WHAT TO DO: Transcribe all of the material below word for word and leave out its pictures.

DATASET EXTRACT:
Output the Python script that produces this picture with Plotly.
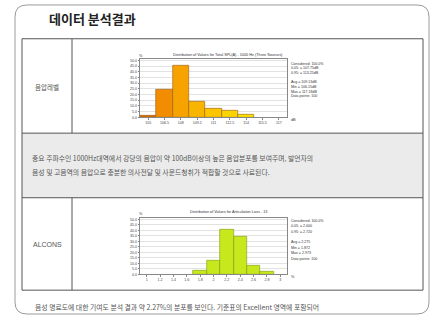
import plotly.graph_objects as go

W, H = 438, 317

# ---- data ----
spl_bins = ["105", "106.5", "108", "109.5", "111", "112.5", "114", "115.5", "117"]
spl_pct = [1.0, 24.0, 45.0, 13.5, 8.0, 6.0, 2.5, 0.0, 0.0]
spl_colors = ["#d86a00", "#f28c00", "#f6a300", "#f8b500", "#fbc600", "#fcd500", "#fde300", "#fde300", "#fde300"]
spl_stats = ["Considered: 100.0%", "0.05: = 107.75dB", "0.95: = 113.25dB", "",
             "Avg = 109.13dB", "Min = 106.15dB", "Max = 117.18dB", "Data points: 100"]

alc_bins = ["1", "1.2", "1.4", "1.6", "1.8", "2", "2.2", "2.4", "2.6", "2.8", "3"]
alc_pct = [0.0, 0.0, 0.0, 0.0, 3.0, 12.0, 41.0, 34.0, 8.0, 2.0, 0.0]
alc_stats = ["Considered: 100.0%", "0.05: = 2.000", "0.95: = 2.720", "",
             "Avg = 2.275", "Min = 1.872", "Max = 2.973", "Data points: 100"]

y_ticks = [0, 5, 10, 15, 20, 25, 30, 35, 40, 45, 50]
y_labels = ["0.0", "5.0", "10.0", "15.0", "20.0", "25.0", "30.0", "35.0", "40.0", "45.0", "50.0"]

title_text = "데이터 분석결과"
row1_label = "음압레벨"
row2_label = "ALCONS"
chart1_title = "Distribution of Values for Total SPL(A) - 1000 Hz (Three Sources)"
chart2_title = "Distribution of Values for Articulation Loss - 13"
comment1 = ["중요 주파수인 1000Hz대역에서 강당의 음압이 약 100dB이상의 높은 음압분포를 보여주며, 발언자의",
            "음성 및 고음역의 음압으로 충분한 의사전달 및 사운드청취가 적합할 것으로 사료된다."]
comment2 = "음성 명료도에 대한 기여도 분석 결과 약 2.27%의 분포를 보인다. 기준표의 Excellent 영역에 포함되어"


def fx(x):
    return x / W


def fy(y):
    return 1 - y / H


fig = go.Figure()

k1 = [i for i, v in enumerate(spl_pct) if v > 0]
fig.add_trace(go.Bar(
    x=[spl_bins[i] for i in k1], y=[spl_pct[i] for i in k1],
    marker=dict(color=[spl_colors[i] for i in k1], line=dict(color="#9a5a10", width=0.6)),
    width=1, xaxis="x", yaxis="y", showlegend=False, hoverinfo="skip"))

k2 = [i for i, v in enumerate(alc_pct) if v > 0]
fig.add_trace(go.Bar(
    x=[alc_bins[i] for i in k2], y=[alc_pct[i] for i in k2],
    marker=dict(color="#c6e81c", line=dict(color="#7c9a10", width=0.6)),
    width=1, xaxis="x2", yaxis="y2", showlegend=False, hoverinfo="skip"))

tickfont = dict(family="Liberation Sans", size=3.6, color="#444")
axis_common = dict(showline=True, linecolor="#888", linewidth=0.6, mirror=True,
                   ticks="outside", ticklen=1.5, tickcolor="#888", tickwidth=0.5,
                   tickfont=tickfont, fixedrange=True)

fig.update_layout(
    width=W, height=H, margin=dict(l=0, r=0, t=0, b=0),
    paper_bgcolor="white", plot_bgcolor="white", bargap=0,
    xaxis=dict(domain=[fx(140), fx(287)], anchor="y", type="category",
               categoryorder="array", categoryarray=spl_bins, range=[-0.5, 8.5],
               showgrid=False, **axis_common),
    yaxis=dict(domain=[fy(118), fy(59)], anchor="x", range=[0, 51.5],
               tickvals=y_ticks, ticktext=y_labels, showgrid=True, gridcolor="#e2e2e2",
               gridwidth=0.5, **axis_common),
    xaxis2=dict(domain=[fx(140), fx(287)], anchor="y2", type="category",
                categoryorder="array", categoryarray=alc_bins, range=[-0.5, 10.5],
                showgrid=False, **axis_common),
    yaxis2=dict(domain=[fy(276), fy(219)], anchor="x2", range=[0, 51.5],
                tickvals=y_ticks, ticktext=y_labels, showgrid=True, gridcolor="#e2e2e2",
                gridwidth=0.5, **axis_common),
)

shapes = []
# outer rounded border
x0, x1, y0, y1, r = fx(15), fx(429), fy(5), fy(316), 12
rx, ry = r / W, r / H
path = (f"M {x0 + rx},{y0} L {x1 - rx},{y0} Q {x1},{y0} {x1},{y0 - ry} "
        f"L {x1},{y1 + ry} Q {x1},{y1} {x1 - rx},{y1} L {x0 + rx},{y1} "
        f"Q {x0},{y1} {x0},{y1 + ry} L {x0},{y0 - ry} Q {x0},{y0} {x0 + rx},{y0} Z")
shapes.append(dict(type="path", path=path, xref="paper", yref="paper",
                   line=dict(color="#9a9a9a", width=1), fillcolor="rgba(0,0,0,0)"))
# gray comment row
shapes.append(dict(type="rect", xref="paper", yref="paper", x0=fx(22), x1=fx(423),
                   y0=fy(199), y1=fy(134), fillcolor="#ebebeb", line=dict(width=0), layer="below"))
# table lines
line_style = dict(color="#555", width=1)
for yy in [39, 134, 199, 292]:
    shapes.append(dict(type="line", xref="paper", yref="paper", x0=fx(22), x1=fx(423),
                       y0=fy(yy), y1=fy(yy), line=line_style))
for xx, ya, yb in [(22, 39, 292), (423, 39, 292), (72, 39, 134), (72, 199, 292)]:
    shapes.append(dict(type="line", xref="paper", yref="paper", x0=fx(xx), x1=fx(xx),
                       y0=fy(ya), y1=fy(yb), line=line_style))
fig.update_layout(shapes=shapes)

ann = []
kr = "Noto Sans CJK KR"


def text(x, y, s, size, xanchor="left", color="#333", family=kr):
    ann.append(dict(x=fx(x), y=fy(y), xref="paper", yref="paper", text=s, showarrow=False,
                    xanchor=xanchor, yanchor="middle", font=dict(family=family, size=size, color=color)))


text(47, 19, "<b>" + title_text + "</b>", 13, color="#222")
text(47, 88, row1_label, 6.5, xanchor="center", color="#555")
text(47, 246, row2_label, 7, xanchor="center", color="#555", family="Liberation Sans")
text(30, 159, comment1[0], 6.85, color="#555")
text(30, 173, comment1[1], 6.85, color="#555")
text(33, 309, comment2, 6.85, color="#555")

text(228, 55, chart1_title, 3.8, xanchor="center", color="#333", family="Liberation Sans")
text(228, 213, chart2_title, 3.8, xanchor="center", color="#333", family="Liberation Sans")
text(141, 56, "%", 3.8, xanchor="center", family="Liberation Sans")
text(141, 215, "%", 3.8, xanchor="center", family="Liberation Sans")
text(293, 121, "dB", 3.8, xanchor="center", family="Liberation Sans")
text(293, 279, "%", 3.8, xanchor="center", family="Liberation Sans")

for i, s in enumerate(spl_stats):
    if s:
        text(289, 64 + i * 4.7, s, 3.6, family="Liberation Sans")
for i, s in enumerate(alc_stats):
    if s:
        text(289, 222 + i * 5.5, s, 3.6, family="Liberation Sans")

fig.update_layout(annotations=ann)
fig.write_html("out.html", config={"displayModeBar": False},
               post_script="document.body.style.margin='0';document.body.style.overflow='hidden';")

RESULT:
Output the Python script that produces this picture with Plotly.
import plotly.graph_objects as go

W, H = 438, 317

# ---- data ----
spl_bins = ["105", "106.5", "108", "109.5", "111", "112.5", "114", "115.5", "117"]
spl_pct = [1.0, 24.0, 45.0, 13.5, 8.0, 6.0, 2.5, 0.0, 0.0]
spl_colors = ["#d86a00", "#f28c00", "#f6a300", "#f8b500", "#fbc600", "#fcd500", "#fde300", "#fde300", "#fde300"]
spl_stats = ["Considered: 100.0%", "0.05: = 107.75dB", "0.95: = 113.25dB", "",
             "Avg = 109.13dB", "Min = 106.15dB", "Max = 117.18dB", "Data points: 100"]

alc_bins = ["1", "1.2", "1.4", "1.6", "1.8", "2", "2.2", "2.4", "2.6", "2.8", "3"]
alc_pct = [0.0, 0.0, 0.0, 0.0, 3.0, 12.0, 41.0, 34.0, 8.0, 2.0, 0.0]
alc_stats = ["Considered: 100.0%", "0.05: = 2.000", "0.95: = 2.720", "",
             "Avg = 2.275", "Min = 1.872", "Max = 2.973", "Data points: 100"]

y_ticks = [0, 5, 10, 15, 20, 25, 30, 35, 40, 45, 50]
y_labels = ["0.0", "5.0", "10.0", "15.0", "20.0", "25.0", "30.0", "35.0", "40.0", "45.0", "50.0"]

title_text = "데이터 분석결과"
row1_label = "음압레벨"
row2_label = "ALCONS"
chart1_title = "Distribution of Values for Total SPL(A) - 1000 Hz (Three Sources)"
chart2_title = "Distribution of Values for Articulation Loss - 13"
comment1 = ["중요 주파수인 1000Hz대역에서 강당의 음압이 약 100dB이상의 높은 음압분포를 보여주며, 발언자의",
            "음성 및 고음역의 음압으로 충분한 의사전달 및 사운드청취가 적합할 것으로 사료된다."]
comment2 = "음성 명료도에 대한 기여도 분석 결과 약 2.27%의 분포를 보인다. 기준표의 Excellent 영역에 포함되어"


def fx(x):
    return x / W


def fy(y):
    return 1 - y / H


fig = go.Figure()

k1 = [i for i, v in enumerate(spl_pct) if v > 0]
fig.add_trace(go.Bar(
    x=[spl_bins[i] for i in k1], y=[spl_pct[i] for i in k1],
    marker=dict(color=[spl_colors[i] for i in k1], line=dict(color="#9a5a10", width=0.6)),
    width=1, xaxis="x", yaxis="y", showlegend=False, hoverinfo="skip"))

k2 = [i for i, v in enumerate(alc_pct) if v > 0]
fig.add_trace(go.Bar(
    x=[alc_bins[i] for i in k2], y=[alc_pct[i] for i in k2],
    marker=dict(color="#c6e81c", line=dict(color="#7c9a10", width=0.6)),
    width=1, xaxis="x2", yaxis="y2", showlegend=False, hoverinfo="skip"))

tickfont = dict(family="Liberation Sans", size=3.6, color="#444")
axis_common = dict(showline=True, linecolor="#888", linewidth=0.6, mirror=True,
                   ticks="outside", ticklen=1.5, tickcolor="#888", tickwidth=0.5,
                   tickfont=tickfont, fixedrange=True)

fig.update_layout(
    width=W, height=H, margin=dict(l=0, r=0, t=0, b=0),
    paper_bgcolor="white", plot_bgcolor="white", bargap=0,
    xaxis=dict(domain=[fx(140), fx(287)], anchor="y", type="category",
               categoryorder="array", categoryarray=spl_bins, range=[-0.5, 8.5],
               showgrid=False, **axis_common),
    yaxis=dict(domain=[fy(118), fy(59)], anchor="x", range=[0, 51.5],
               tickvals=y_ticks, ticktext=y_labels, showgrid=True, gridcolor="#e2e2e2",
               gridwidth=0.5, **axis_common),
    xaxis2=dict(domain=[fx(140), fx(287)], anchor="y2", type="category",
                categoryorder="array", categoryarray=alc_bins, range=[-0.5, 10.5],
                showgrid=False, **axis_common),
    yaxis2=dict(domain=[fy(276), fy(219)], anchor="x2", range=[0, 51.5],
                tickvals=y_ticks, ticktext=y_labels, showgrid=True, gridcolor="#e2e2e2",
                gridwidth=0.5, **axis_common),
)

shapes = []
# outer rounded border
x0, x1, y0, y1, r = fx(15), fx(429), fy(5), fy(316), 12
rx, ry = r / W, r / H
path = (f"M {x0 + rx},{y0} L {x1 - rx},{y0} Q {x1},{y0} {x1},{y0 - ry} "
        f"L {x1},{y1 + ry} Q {x1},{y1} {x1 - rx},{y1} L {x0 + rx},{y1} "
        f"Q {x0},{y1} {x0},{y1 + ry} L {x0},{y0 - ry} Q {x0},{y0} {x0 + rx},{y0} Z")
shapes.append(dict(type="path", path=path, xref="paper", yref="paper",
                   line=dict(color="#9a9a9a", width=1), fillcolor="rgba(0,0,0,0)"))
# gray comment row
shapes.append(dict(type="rect", xref="paper", yref="paper", x0=fx(22), x1=fx(423),
                   y0=fy(199), y1=fy(134), fillcolor="#ebebeb", line=dict(width=0), layer="below"))
# table lines
line_style = dict(color="#555", width=1)
for yy in [39, 134, 199, 292]:
    shapes.append(dict(type="line", xref="paper", yref="paper", x0=fx(22), x1=fx(423),
                       y0=fy(yy), y1=fy(yy), line=line_style))
for xx, ya, yb in [(22, 39, 292), (423, 39, 292), (72, 39, 134), (72, 199, 292)]:
    shapes.append(dict(type="line", xref="paper", yref="paper", x0=fx(xx), x1=fx(xx),
                       y0=fy(ya), y1=fy(yb), line=line_style))
fig.update_layout(shapes=shapes)

ann = []
kr = "Noto Sans CJK KR"


def text(x, y, s, size, xanchor="left", color="#333", family=kr):
    ann.append(dict(x=fx(x), y=fy(y), xref="paper", yref="paper", text=s, showarrow=False,
                    xanchor=xanchor, yanchor="middle", font=dict(family=family, size=size, color=color)))


text(47, 19, "<b>" + title_text + "</b>", 13, color="#222")
text(47, 88, row1_label, 6.5, xanchor="center", color="#555")
text(47, 246, row2_label, 7, xanchor="center", color="#555", family="Liberation Sans")
text(30, 159, comment1[0], 6.85, color="#555")
text(30, 173, comment1[1], 6.85, color="#555")
text(33, 309, comment2, 6.85, color="#555")

text(228, 55, chart1_title, 3.8, xanchor="center", color="#333", family="Liberation Sans")
text(228, 213, chart2_title, 3.8, xanchor="center", color="#333", family="Liberation Sans")
text(141, 56, "%", 3.8, xanchor="center", family="Liberation Sans")
text(141, 215, "%", 3.8, xanchor="center", family="Liberation Sans")
text(293, 121, "dB", 3.8, xanchor="center", family="Liberation Sans")
text(293, 279, "%", 3.8, xanchor="center", family="Liberation Sans")

for i, s in enumerate(spl_stats):
    if s:
        text(289, 64 + i * 4.7, s, 3.6, family="Liberation Sans")
for i, s in enumerate(alc_stats):
    if s:
        text(289, 222 + i * 5.5, s, 3.6, family="Liberation Sans")

fig.update_layout(annotations=ann)
fig.write_html("out.html", config={"displayModeBar": False},
               post_script="document.body.style.margin='0';document.body.style.overflow='hidden';")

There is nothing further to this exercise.